Chelsie has a friend who moved away just before school started this year. I will just refer to her as Sadie. She came back to Ephrata to visit us during winter break and stayed until we left. She’s 13. She was my biggest helper when it came to packing. She knew exactly what to do. She was very positive and kept encouraging me when things got overwhelming. I was so thankful she was there! Tim was often out of the house so I was doing as much as I could, alone. When winter break started, the kids were out of school all day and it felt like chaos had exploded. I took a short video of the evening we were supposed to be leaving. Pretty sure it’s going to show up sideways. (I will try to be careful when I video next time and see if I can get it to post straight) We still had furniture in the living room that was supposed to be put into storage before we left.

We didn’t have our plane tickets. We knew we were going to leave. But we had no set date. We didn’t just have the funds to buy 8 plane tickets, but we also knew that the Lord would provide the way if he wanted us to go. So we prayed, and we waited. And we waited some more. That wasn’t stressful one bit! Okay, yes… yes, it was. But through wise words of our pastor‘s sermon, God’s voice spoke to us. “God is never too late with too little.” We had experienced this over and over in our lives, yet when we are faced with an issue that is too big for us, we wonder, “Hey, God! What’s the deal? Have you forgotten us? We’re still in this mess, by the way, and have no way to get out without your help…Hello?”
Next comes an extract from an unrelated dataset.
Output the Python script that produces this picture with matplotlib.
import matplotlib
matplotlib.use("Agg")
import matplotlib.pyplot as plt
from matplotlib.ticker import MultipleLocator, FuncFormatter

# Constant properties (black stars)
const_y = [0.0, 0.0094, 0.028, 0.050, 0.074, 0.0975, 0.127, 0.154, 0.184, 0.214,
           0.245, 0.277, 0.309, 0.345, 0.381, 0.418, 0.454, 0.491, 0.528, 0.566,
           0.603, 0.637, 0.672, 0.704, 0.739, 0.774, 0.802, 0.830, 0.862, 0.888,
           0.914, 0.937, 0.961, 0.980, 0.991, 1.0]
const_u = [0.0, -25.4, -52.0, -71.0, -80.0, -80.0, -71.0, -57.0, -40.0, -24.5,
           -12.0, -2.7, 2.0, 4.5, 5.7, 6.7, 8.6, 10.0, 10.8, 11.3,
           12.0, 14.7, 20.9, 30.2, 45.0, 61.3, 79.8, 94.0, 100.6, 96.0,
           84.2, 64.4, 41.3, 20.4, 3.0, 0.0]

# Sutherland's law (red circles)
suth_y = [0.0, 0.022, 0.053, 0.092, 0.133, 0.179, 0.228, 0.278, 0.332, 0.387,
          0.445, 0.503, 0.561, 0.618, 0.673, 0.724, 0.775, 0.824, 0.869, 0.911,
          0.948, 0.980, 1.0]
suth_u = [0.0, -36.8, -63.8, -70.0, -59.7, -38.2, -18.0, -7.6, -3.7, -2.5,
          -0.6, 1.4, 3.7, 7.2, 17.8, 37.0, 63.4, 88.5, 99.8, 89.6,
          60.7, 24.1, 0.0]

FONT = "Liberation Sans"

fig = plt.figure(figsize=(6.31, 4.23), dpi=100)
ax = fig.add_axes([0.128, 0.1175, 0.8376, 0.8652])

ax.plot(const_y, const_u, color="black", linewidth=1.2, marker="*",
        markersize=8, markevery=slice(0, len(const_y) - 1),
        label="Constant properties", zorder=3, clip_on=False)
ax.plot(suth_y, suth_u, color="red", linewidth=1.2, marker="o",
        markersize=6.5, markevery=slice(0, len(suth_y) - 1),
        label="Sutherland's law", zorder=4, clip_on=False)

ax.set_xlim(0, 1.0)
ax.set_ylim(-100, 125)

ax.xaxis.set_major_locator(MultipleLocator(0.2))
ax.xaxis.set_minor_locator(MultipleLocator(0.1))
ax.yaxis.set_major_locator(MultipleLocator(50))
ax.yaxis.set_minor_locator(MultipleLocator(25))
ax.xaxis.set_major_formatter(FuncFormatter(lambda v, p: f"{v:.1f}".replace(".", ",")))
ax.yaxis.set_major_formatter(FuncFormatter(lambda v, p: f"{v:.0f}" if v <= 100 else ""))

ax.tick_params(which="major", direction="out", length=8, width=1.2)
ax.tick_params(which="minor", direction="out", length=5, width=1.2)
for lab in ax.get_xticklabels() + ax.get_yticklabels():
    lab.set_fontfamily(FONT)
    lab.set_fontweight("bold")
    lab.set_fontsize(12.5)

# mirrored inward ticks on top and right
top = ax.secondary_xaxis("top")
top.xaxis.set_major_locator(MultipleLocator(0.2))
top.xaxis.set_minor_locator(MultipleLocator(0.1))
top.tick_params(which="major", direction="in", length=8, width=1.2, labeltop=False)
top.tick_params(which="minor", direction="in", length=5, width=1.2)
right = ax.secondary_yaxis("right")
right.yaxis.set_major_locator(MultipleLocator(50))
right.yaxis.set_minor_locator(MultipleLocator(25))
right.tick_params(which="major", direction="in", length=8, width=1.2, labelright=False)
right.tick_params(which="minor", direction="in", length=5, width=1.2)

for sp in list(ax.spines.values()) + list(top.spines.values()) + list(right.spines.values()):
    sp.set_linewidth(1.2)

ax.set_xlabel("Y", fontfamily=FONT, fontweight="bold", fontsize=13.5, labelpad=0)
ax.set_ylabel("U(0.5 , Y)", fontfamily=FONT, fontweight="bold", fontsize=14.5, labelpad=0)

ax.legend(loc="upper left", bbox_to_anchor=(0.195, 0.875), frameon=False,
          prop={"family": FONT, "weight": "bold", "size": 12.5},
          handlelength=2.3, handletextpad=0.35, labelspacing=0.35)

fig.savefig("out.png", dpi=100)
There were times when I would look around at the mess in my house. Books, toys, laundry, dishes. A perfect tornado zone! All to be packed and stored away…I would be so overwhelmed and hear my own heart cry a little, “What am I doing?” Suddenly, my heart would be peaceful as I would focus my mind on trusting in The Great Unseen and his love. “He never sleeps. He sees me. He knows better than I do. This too shall pass and with God’s help, this time next month I’ll be relaxing in a cabin in Alaska.”
Our friends and family constantly asked when the big day would happen. We didn’t have a date to give them. Vaguely, I‘d respond, “The end of the month.” and this was always a shock. Which would have been fun, if I had enjoyed seeing the sickening look of shock on peoples faces. I tried to get used to it, believe me!
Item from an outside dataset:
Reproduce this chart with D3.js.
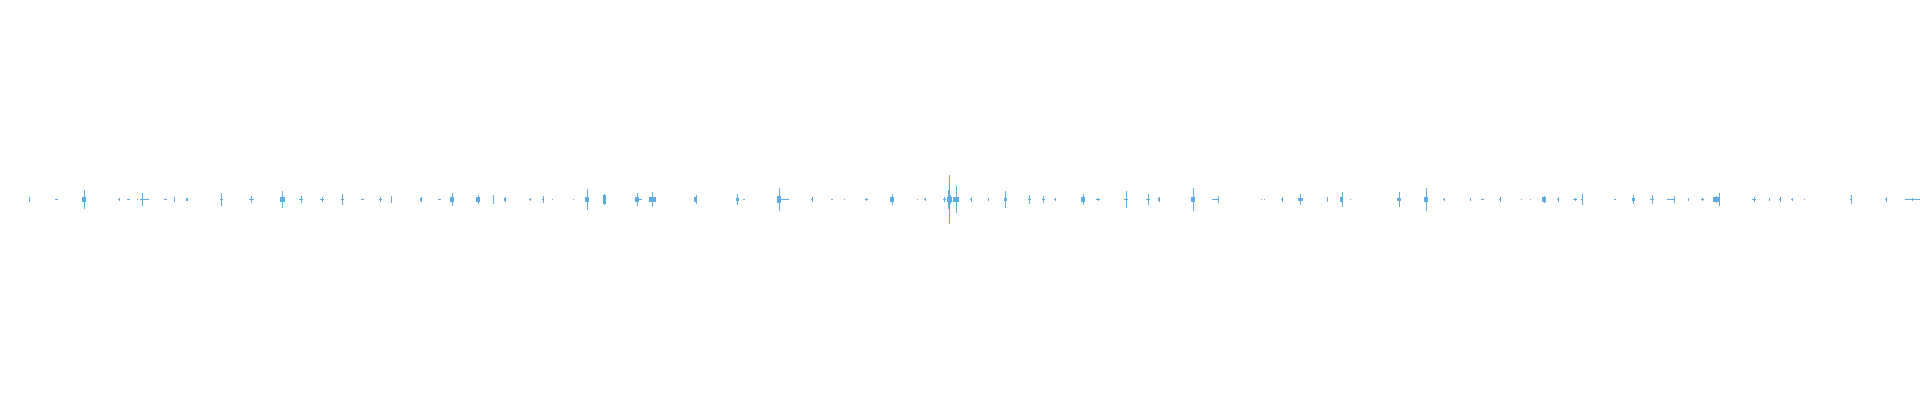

Tim and I were beginning to get depressed. We told everyone we were leaving, and we were packing, but we did not have the means. A flicker of hope sprang into our hearts when a donation was made as “seed money”. We couldn’t believe it! Although we had been asking God for a miracle, when it started happening, we couldn’t believe the generosity. The money continued to come in and 3 mileage tickets were donated. What a blessing! We were able to buy 5 tickets and in faith prayed that there would be 3 more seats available on the same flight so we could travel together. Guess what! … There were! Are you surprised? All 8 tickets, on the same flight! Thank you, God. Moving Day: Dec. 30, 2015!

Another concern… We bought a St. Bernard puppy at the beginning of the month. BEFORE we knew we were moving to AK. She was growing fast! We called the airlines. They said their last available live animal space on our flight was just enough room for the smallest dog crate (19” x 20” x 27” weight limit 25lbs). We weighed her. 25lbs! Immediately we started to sweat. With only a week until departure, she couldn’t grow another ounce! I wondered if I should stop feeding her until we left… before you get ready to hang me from the nearest tree, please be advised, that was only a passing thought and nothing more. (Turns out that the weight limit was for the crate rating and the airlines were fine taking her at 27lbs. She could stand up and turn around comfortably. The crate was perfect!)

We did not have a dog crate. I checked Craigslist. Nothing, unless I wanted to pay $75 and drive 3 hours in to pick it up. Checked Walmart.com with no success finding one the right dimensions. We talked about leaving her with family or friends until spring when we hoped we could return to bring our stuff up from storage. She was only 12 weeks old. She would do a lot of growing before spring and wouldn’t know us when we came back. We couldn’t bear to have that happen. We decided to trust God in this aspect as well. He had been so faithful to take care of everything else. Why not see him flex his muscles a little?

Tim went to Monday night “men only” bible study on the 28th. He came home beaming from ear to ear. He had told the story to the guys. Treven said, “Hey! We have one you can have!” They measured it. Guess what! It was the EXACT dimensions the airlines had specified. (Talk about God having huge muscles! *sigh* I totally felt loved and taken care of.)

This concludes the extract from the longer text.